Yes, and this combination is actually quite common. Many introverts are both deeply attached to their home space and drawn to filling it with meaningful objects. The homebody provides the where, a specific, familiar place that feels safe and restorative. The magpie provides the how, the particular arrangement of objects and collections that make that space feel like an authentic expression of the self. The two tendencies reinforce each other: the homebody needs to be in their space, and the magpie has made that space worth being in.

Are introvert nomads less introverted than homebodies?

No. Introversion describes how you process energy, not how much you move. Introvert nomads are just as introverted as homebodies. What differs is where they locate their sense of internal stability. Homebodies find it in a familiar place. Nomads find it in portable rituals and practices they carry with them. Both are managing the same introvert need for reliable restoration. The nomad who seems to thrive on constant movement is usually doing so because the movement itself creates a kind of privacy and freshness that their specific introvert temperament responds to, not because they’re secretly extroverted.

How do I know if my homebody tendencies are healthy or if I’m avoiding something?

The most honest test is whether your time at home is generative or just numbing. Healthy homebody behavior produces something: rest, creative work, meaningful connection, restored energy. Avoidance tends to produce a kind of hollow comfort, the feeling of having hidden rather than having genuinely recovered. Another useful signal is whether you feel genuine contentment in your home environment or a low-grade guilt and restlessness. Genuine homebodies tend to feel at peace in their space. Introverts using home as avoidance often feel vaguely ashamed of it, which is a different emotional register entirely.

How can understanding my type help me in professional settings?

Knowing your type gives you a clearer picture of the working conditions that support your best output.
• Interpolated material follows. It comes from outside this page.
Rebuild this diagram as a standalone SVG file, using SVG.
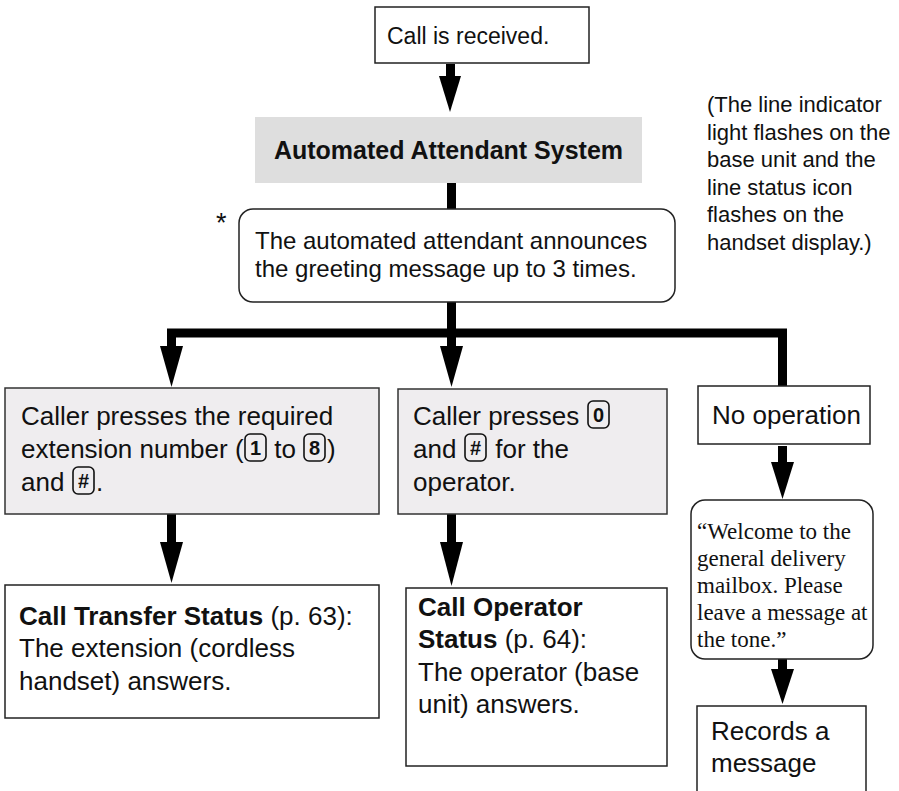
<svg xmlns="http://www.w3.org/2000/svg" width="899" height="791" viewBox="0 0 899 791">
<style>
text{font-family:"Liberation Sans",Arial,Helvetica,sans-serif;fill:#111;white-space:pre}
.box{fill:#fff;stroke:#222;stroke-width:1.5}
.grey{fill:#efedef;stroke:#333;stroke-width:1.5}
.t26{font-size:26px}
.t24{font-size:24px}
.t23{font-size:23px}
.t22{font-size:22px}
.b{font-weight:bold}
.serif{font-family:"Liberation Serif","Times New Roman",serif;font-size:23px}
.key{fill:none;stroke:#111;stroke-width:1.6}
.kt{font-size:20px;font-weight:bold;text-anchor:middle}
.line{fill:none;stroke:#000;stroke-width:9;stroke-linejoin:miter}
.head{fill:#000}
</style>

<g id="connectors">
  <path class="line" d="M450.5,64 V80"/>
  <polygon class="head" points="439,76 461,76 450,112"/>
  <path class="line" d="M451.5,183 V210"/>
  <path class="line" d="M451.5,301 V350"/>
  <path class="line" d="M171.5,350 V333 H782.5 V387"/>
  <polygon class="head" points="160,346 183,346 171.5,387"/>
  <polygon class="head" points="440,346 463,346 451.5,387"/>
  <path class="line" d="M171.5,514 V548"/>
  <polygon class="head" points="160,542 183,542 171.5,583"/>
  <path class="line" d="M451.5,514 V548"/>
  <polygon class="head" points="440,542 463,542 451.5,586"/>
  <path class="line" d="M782.5,446 V466"/>
  <polygon class="head" points="771,462 794,462 782.5,499"/>
  <path class="line" d="M782.5,659 V673"/>
  <polygon class="head" points="771,669 794,669 782.5,704"/>
</g>

<g id="call-received">
  <rect class="box" x="375" y="7" width="214" height="56"/>
  <text class="t23" x="387" y="44">Call is received.</text>
</g>

<g id="auto-attendant">
  <rect x="255" y="117" width="387" height="66" fill="#dedede"/>
  <text class="b" x="448.5" y="159" text-anchor="middle" style="font-size:25px">Automated Attendant System</text>
</g>

<g id="note">
  <text class="t22" x="707" y="112">(The line indicator</text>
  <text class="t22" x="707" y="139.5">light flashes on the</text>
  <text class="t22" x="707" y="167">base unit and the</text>
  <text class="t22" x="707" y="194.5">line status icon</text>
  <text class="t22" x="707" y="222">flashes on the</text>
  <text class="t22" x="707" y="249.5">handset display.)</text>
</g>

<g id="greeting">
  <text x="216" y="232" style="font-size:27px">*</text>
  <rect class="box" x="239" y="209" width="436" height="93" rx="14"/>
  <text class="t24" x="255" y="249">The automated attendant announces</text>
  <text class="t24" x="255" y="277">the greeting message up to 3 times.</text>
</g>

<g id="extension-box">
  <rect class="grey" x="5" y="388" width="374" height="126"/>
  <text class="t26" x="21" y="425">Caller presses the required</text>
  <text class="t26" x="21" y="458">extension number (</text>
  <rect class="key" x="245" y="434" width="21" height="27" rx="5"/>
  <text class="kt" x="255.5" y="455">1</text>
  <text class="t26" x="267" y="458"> to </text>
  <rect class="key" x="304" y="434" width="21" height="27" rx="5"/>
  <text class="kt" x="314.5" y="455">8</text>
  <text class="t26" x="327" y="458">)</text>
  <text class="t26" x="21" y="491">and </text>
  <rect class="key" x="73" y="467" width="21" height="27" rx="5"/>
  <text class="kt" x="83.5" y="488">#</text>
  <text class="t26" x="96" y="491">.</text>
</g>

<g id="operator-box">
  <rect class="grey" x="398" y="389" width="269" height="125"/>
  <text class="t26" x="413" y="425">Caller presses</text>
  <rect class="key" x="588" y="401" width="21" height="27" rx="5"/>
  <text class="kt" x="598.5" y="422">0</text>
  <text class="t26" x="413" y="458">and</text>
  <rect class="key" x="465" y="434" width="21" height="27" rx="5"/>
  <text class="kt" x="475.5" y="455">#</text>
  <text class="t26" x="488" y="458"> for the</text>
  <text class="t26" x="413" y="491">operator.</text>
</g>

<g id="no-operation">
  <rect class="box" x="698" y="386" width="172" height="58"/>
  <text class="t26" x="712" y="424">No operation</text>
</g>

<g id="transfer-status">
  <rect class="box" x="5" y="585" width="374" height="133"/>
  <text class="t26" x="19" y="625"><tspan class="b">Call Transfer Status</tspan> (p. 63):</text>
  <text class="t26" x="19" y="657">The extension (cordless</text>
  <text class="t26" x="19" y="690">handset) answers.</text>
</g>

<g id="operator-status">
  <rect class="box" x="406" y="588" width="261" height="178"/>
  <text class="t26 b" x="418" y="616">Call Operator</text>
  <text class="t26" x="418" y="648"><tspan class="b">Status</tspan> (p. 64):</text>
  <text class="t26" x="418" y="681">The operator (base</text>
  <text class="t26" x="418" y="713">unit) answers.</text>
</g>

<g id="mailbox-greeting">
  <rect class="box" x="691" y="500" width="182" height="159" rx="14"/>
  <text class="serif" x="697" y="539">“Welcome to the</text>
  <text class="serif" x="697" y="566">general delivery</text>
  <text class="serif" x="697" y="593">mailbox. Please</text>
  <text class="serif" x="697" y="620">leave a message at</text>
  <text class="serif" x="697" y="647">the tone.”</text>
</g>

<g id="records">
  <path class="box" d="M697,800 V706 H866 V800"/>
  <text class="t26" x="711" y="740">Records a</text>
  <text class="t26" x="711" y="772">message</text>
</g>
</svg>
Homebodies often do their strongest work in stable, familiar environments, which means remote work or a consistent private office can be a genuine performance advantage, not just a preference. Magpies tend to think better when their workspace reflects their personality and contains meaningful objects, and pushing them into sterile, minimalist environments can quietly undermine their creativity. Nomad introverts often produce their most original thinking when given variety in their context, whether that’s project-based work, travel, or regularly changing their working environment. In all three cases, self-knowledge translates directly into better advocacy for the conditions you actually need.